** START **
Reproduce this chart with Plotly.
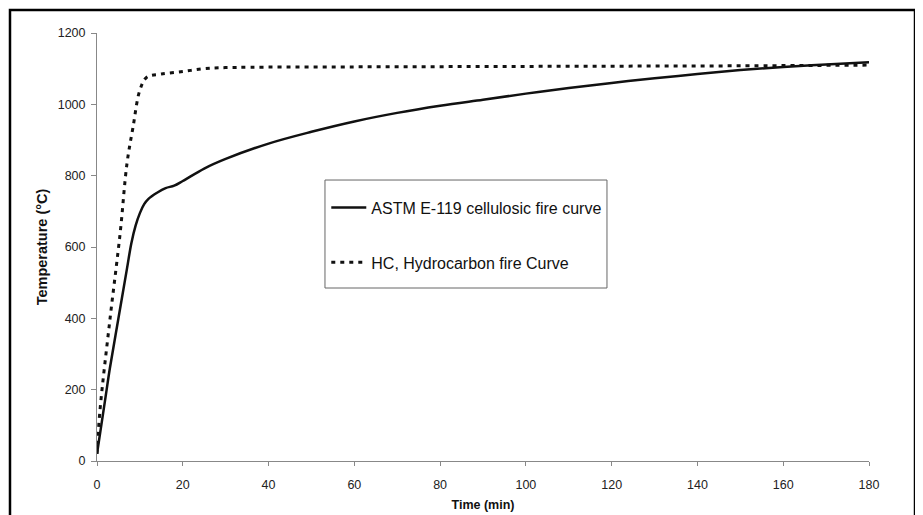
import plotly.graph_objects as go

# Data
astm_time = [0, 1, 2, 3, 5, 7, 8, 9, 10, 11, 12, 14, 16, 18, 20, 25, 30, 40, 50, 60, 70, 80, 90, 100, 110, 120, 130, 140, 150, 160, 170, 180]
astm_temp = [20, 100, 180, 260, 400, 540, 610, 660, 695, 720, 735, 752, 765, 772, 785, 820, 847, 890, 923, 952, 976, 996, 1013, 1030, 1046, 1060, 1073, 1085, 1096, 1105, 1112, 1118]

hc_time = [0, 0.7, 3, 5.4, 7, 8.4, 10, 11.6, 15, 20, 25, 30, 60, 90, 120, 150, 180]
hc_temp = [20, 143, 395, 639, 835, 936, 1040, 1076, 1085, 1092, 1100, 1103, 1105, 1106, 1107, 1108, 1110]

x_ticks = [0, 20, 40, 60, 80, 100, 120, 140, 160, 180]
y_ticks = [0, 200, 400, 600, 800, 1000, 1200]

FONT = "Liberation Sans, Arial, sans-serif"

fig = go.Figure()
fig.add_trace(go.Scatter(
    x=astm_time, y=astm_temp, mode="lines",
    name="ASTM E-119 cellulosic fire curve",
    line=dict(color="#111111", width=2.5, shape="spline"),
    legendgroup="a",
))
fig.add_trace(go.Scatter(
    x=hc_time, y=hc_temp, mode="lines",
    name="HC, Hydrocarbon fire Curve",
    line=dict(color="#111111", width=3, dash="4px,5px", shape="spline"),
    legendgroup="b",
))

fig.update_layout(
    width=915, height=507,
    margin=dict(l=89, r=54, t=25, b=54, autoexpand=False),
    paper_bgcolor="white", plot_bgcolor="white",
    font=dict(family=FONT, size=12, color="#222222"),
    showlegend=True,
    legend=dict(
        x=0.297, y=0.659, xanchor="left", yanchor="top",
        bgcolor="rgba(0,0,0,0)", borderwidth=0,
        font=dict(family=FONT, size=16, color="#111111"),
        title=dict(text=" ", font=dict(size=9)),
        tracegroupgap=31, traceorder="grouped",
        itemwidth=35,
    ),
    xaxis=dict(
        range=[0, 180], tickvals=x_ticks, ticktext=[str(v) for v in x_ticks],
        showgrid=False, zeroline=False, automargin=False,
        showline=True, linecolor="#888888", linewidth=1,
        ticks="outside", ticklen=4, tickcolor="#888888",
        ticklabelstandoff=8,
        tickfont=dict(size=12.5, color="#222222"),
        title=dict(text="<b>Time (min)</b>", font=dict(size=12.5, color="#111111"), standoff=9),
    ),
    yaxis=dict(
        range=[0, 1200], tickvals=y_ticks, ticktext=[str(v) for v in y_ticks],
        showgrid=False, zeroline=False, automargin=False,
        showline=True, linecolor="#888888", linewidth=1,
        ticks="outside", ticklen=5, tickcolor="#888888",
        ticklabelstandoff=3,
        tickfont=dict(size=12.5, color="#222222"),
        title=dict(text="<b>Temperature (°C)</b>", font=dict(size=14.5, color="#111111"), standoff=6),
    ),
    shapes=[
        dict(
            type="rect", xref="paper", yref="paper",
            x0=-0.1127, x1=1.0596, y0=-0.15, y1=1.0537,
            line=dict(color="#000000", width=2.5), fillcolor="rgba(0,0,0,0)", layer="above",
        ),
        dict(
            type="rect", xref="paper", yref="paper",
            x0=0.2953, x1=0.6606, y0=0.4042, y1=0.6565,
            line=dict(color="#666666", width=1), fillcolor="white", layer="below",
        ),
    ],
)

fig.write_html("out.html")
** END **
*Exercise task*. Repeat, word for word and with no pictures, only the lines running from the beginning of the data to the line that contains "1105, 1112, 1118]".

*Complete output*.
Reproduce this chart with Plotly.
import plotly.graph_objects as go

# Data
astm_time = [0, 1, 2, 3, 5, 7, 8, 9, 10, 11, 12, 14, 16, 18, 20, 25, 30, 40, 50, 60, 70, 80, 90, 100, 110, 120, 130, 140, 150, 160, 170, 180]
astm_temp = [20, 100, 180, 260, 400, 540, 610, 660, 695, 720, 735, 752, 765, 772, 785, 820, 847, 890, 923, 952, 976, 996, 1013, 1030, 1046, 1060, 1073, 1085, 1096, 1105, 1112, 1118]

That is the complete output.